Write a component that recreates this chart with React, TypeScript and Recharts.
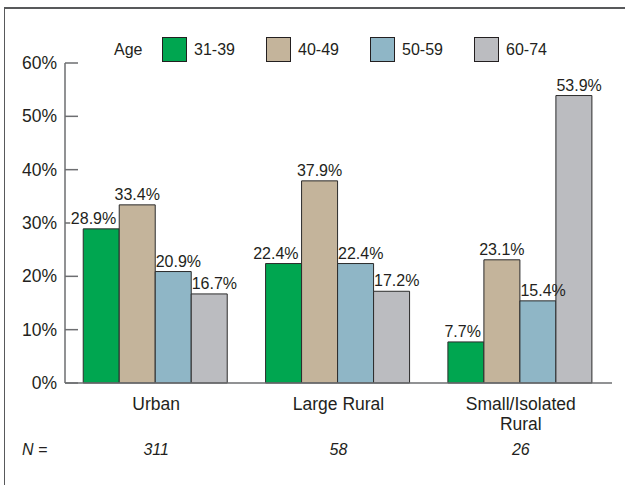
import React from "react";
import { BarChart, Bar, XAxis, YAxis, LabelList } from "recharts";

const categories = ["Urban", "Large Rural", "Small/Isolated Rural"];
const age31_39 = [28.9, 22.4, 7.7];
const age40_49 = [33.4, 37.9, 23.1];
const age50_59 = [20.9, 22.4, 15.4];
const age60_74 = [16.7, 17.2, 53.9];
const sampleSizes = [311, 58, 26];
const yTicks = [0, 10, 20, 30, 40, 50, 60];

const seriesNames = ["31-39", "40-49", "50-59", "60-74"];
const seriesKeys = ["a", "b", "c", "d"];
const seriesColors = ["#00a650", "#c4b49b", "#8fb6c6", "#bbbcc0"];

const data = categories.map((name, i) => ({
  name,
  n: sampleSizes[i],
  a: age31_39[i],
  b: age40_49[i],
  c: age50_59[i],
  d: age60_74[i],
}));

const W = 625;
const H = 485;
const MARGIN = { top: 63, right: 13, bottom: 22, left: 0 };
const Y_AXIS_W = 65;
const X_AXIS_H = 80;
const AXIS_X = MARGIN.left + Y_AXIS_W;
const PLOT_BOTTOM = H - MARGIN.bottom - X_AXIS_H;
const FONT = '"Liberation Sans", Arial, Helvetica, sans-serif';
const TEXT = "#231f20";
const AXIS = "#6d6e71";

const YTick = (props: any) => {
  const { y, payload } = props;
  return (
    <g>
      <line x1={AXIS_X} x2={AXIS_X + 13} y1={y} y2={y} stroke={AXIS} strokeWidth={1.5} />
      <text x={AXIS_X - 8} y={y} textAnchor="end" dominantBaseline="central" fontSize={17.5} fill={TEXT} fontFamily={FONT}>
        {payload.value}%
      </text>
    </g>
  );
};

function wrap(label: string, max: number): string[] {
  const words = label.split(" ");
  const lines: string[] = [];
  let cur = "";
  for (const w of words) {
    const t = cur ? cur + " " + w : w;
    if (t.length > max && cur) {
      lines.push(cur);
      cur = w;
    } else cur = t;
  }
  if (cur) lines.push(cur);
  return lines;
}

const XTick = (props: any) => {
  const { x, payload, index } = props;
  const lines = wrap(String(payload.value), 14);
  const n = sampleSizes[index];
  return (
    <g fontFamily={FONT} fill={TEXT}>
      {lines.map((l, i) => (
        <text key={i} x={x} y={PLOT_BOTTOM + 27 + i * 20} textAnchor="middle" fontSize={17.5} fill={TEXT}>
          {l}
        </text>
      ))}
      <text x={x} y={PLOT_BOTTOM + 72} textAnchor="middle" fontSize={16} fontStyle="italic" fill={TEXT}>
        {n}
      </text>
      {index === 0 && (
        <text x={22} y={PLOT_BOTTOM + 72} textAnchor="start" fontSize={16} fontStyle="italic" fill={TEXT}>
          N =
        </text>
      )}
    </g>
  );
};

const makeLabel = (mode: "end" | "middle" | "start") => (props: any) => {
  const { x, y, width, value } = props;
  const txt = `${value}%`;
  let tx = x + width / 2;
  if (mode === "end") tx = x + width - 3;
  if (mode === "start") tx = x + 0.5;
  const ty = y - 5;
  const approxW = txt.length * 9;
  const rx = mode === "end" ? tx - approxW : mode === "start" ? tx : tx - approxW / 2;
  return (
    <g>
      {mode === "end" && <rect x={rx - 1} y={ty - 13} width={approxW + 1} height={15} fill="#fff" />}
      <text x={tx} y={ty} textAnchor={mode} fontSize={16} fill={TEXT} fontFamily={FONT}>
        {txt}
      </text>
    </g>
  );
};

const labelModes: ("end" | "middle" | "start")[] = ["end", "middle", "start", "start"];

const Legend = () => (
  <div style={{ position: "absolute", left: 0, top: 0, width: W, height: 70, fontFamily: FONT, color: TEXT }}>
    <div style={{ position: "absolute", left: 114, top: 40, fontSize: 16, lineHeight: "20px" }}>Age</div>
    {seriesNames.map((nm, i) => (
      <div key={nm}>
        <div
          style={{
            position: "absolute",
            left: 162 + i * 104,
            top: 37,
            width: 23,
            height: 23,
            background: seriesColors[i],
            border: "1.5px solid #231f20",
          }}
        />
        <div style={{ position: "absolute", left: 194 + i * 104, top: 40, fontSize: 16, lineHeight: "20px" }}>{nm}</div>
      </div>
    ))}
  </div>
);

export default function App() {
  return (
    <div style={{ position: "absolute", left: 0, top: 0, width: W, height: H, background: "#fff", overflow: "hidden" }}>
      <div
        style={{
          position: "absolute",
          left: 4,
          top: 7,
          width: W,
          height: H,
          borderTop: "2px solid #58595b",
          borderLeft: "1.5px solid #58595b",
        }}
      />
      <Legend />
      <div style={{ position: "absolute", left: 0, top: 0 }}>
        <BarChart width={W} height={H} data={data} margin={MARGIN} barCategoryGap="10%" barGap={0}>
          <XAxis
            dataKey="name"
            height={X_AXIS_H}
            axisLine={{ stroke: AXIS, strokeWidth: 1.5 }}
            tickLine={false}
            tick={<XTick />}
            interval={0}
          />
          <YAxis
            width={Y_AXIS_W}
            domain={[0, 60]}
            ticks={yTicks}
            axisLine={{ stroke: AXIS, strokeWidth: 1.5 }}
            tickLine={false}
            tick={<YTick />}
            interval={0}
          />
          {seriesKeys.map((k, i) => (
            <Bar key={k} dataKey={k} name={seriesNames[i]} fill={seriesColors[i]} stroke="#2b2b2b" strokeWidth={1} isAnimationActive={false}>
              <LabelList dataKey={k} content={makeLabel(labelModes[i])} />
            </Bar>
          ))}
        </BarChart>
      </div>
    </div>
  );
}
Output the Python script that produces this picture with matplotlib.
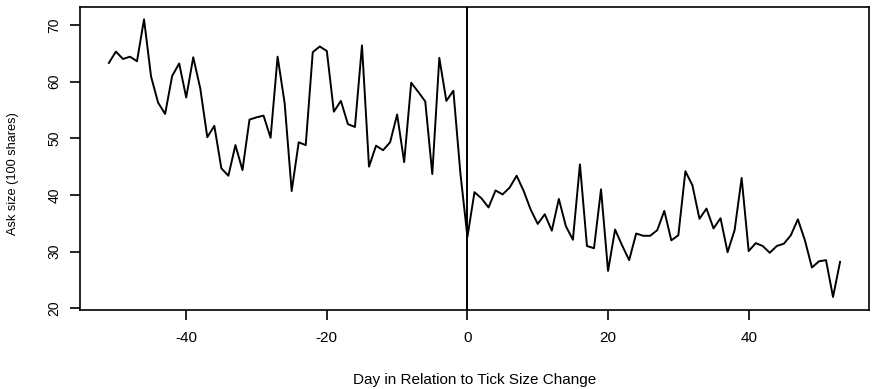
import matplotlib
matplotlib.use('Agg')
import matplotlib.pyplot as plt

# days relative to the tick size change
days = list(range(-51, 54))

# ask size (100 shares)
ask_before = [63.3, 65.3, 64.0, 64.4, 63.6, 71.0, 60.9, 56.3, 54.3, 61.0,
              63.2, 57.2, 64.3, 58.8, 50.2, 52.2, 44.7, 43.4, 48.8, 44.4,
              53.3, 53.7, 54.0, 50.1, 64.4, 56.2, 40.7, 49.3, 48.8, 65.2,
              66.2, 65.4, 54.7, 56.6, 52.5, 52.0, 66.4, 45.0, 48.7, 47.9,
              49.3, 54.2, 45.8, 59.8, 58.2, 56.5, 43.7, 64.2, 56.6, 58.4,
              43.8]
ask_after = [32.6, 40.5, 39.4, 37.8, 40.8, 40.1, 41.3, 43.4, 40.7, 37.4,
             34.9, 36.6, 33.7, 39.3, 34.5, 32.1, 45.4, 31.0, 30.6, 41.0,
             26.6, 33.9, 31.1, 28.5, 33.2, 32.8, 32.8, 33.8, 37.2, 32.0,
             32.9, 44.2, 41.7, 35.8, 37.6, 34.1, 35.9, 29.9, 33.8, 43.0,
             30.1, 31.5, 31.0, 29.8, 31.0, 31.4, 32.9, 35.7, 32.0, 27.2,
             28.3, 28.5, 22.0, 28.2]
ask = ask_before + ask_after

xticks = [-40, -20, 0, 20, 40]
yticks = [20, 30, 40, 50, 60, 70]


def main():
    plt.rcParams['font.family'] = ['Liberation Sans', 'DejaVu Sans']
    plt.rcParams['axes.unicode_minus'] = False  # trait d'union simple

    fig = plt.figure(figsize=(8.75, 3.89), dpi=100)
    ax = fig.add_axes([0.091, 0.203, 0.9025, 0.778])

    ax.plot(days, ask, color='black', linewidth=1.4)
    ax.axvline(0, color='black', linewidth=1.4)

    ax.set_xlim(-55.16, 57.16)
    ax.set_ylim(19.7, 73.1)
    ax.set_xticks(xticks)
    ax.set_xticklabels([str(t) for t in xticks])
    ax.set_yticks(yticks)
    ax.set_yticklabels([str(t) for t in yticks], rotation=90, va='center')

    ax.tick_params(direction='out', length=7, width=1.2)
    ax.tick_params(axis='x', labelsize=11, pad=8)
    ax.tick_params(axis='y', labelsize=10, pad=6)
    for s in ax.spines.values():
        s.set_linewidth(1.2)

    ax.set_xlabel('Day in Relation to Tick Size Change', fontsize=11,
                  labelpad=20)
    ax.set_ylabel('Ask size (100 shares)', fontsize=9.2)
    ax.yaxis.set_label_coords(-0.077, 0.45)

    fig.savefig('out.png', dpi=100)


if __name__ == '__main__':
    main()
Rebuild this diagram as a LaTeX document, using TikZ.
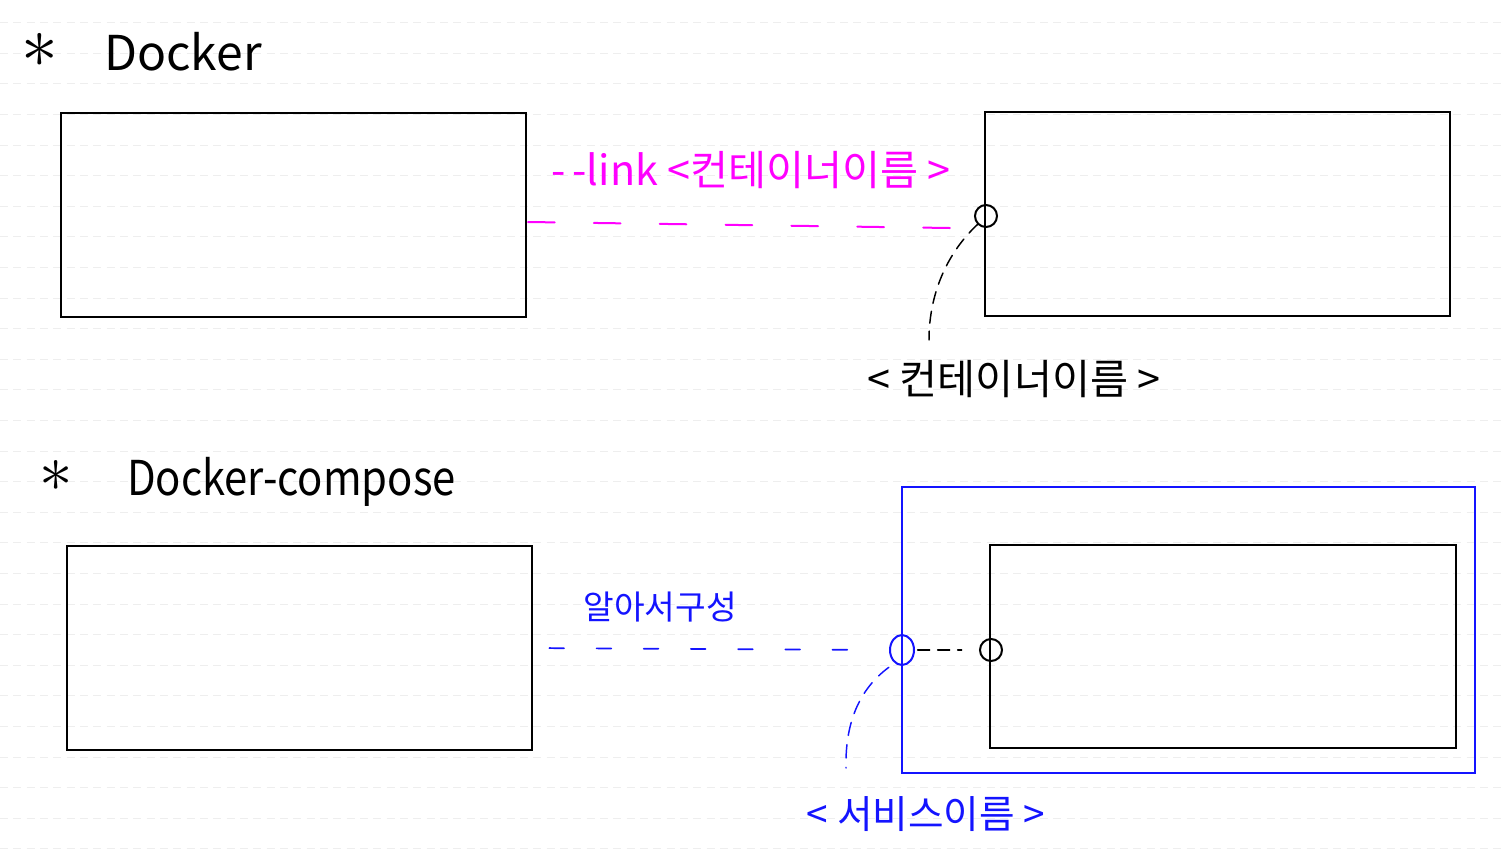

WRITTEN PROBLEM: In the listing above, find the line with "Output the Python" and the line with "days = list(range(-51, 54))". Copy exactly those two and every line between, without the pictures.

OUTPUT FOR THIS EXERCISE:
Output the Python script that produces this picture with matplotlib.
import matplotlib
matplotlib.use('Agg')
import matplotlib.pyplot as plt

# days relative to the tick size change
days = list(range(-51, 54))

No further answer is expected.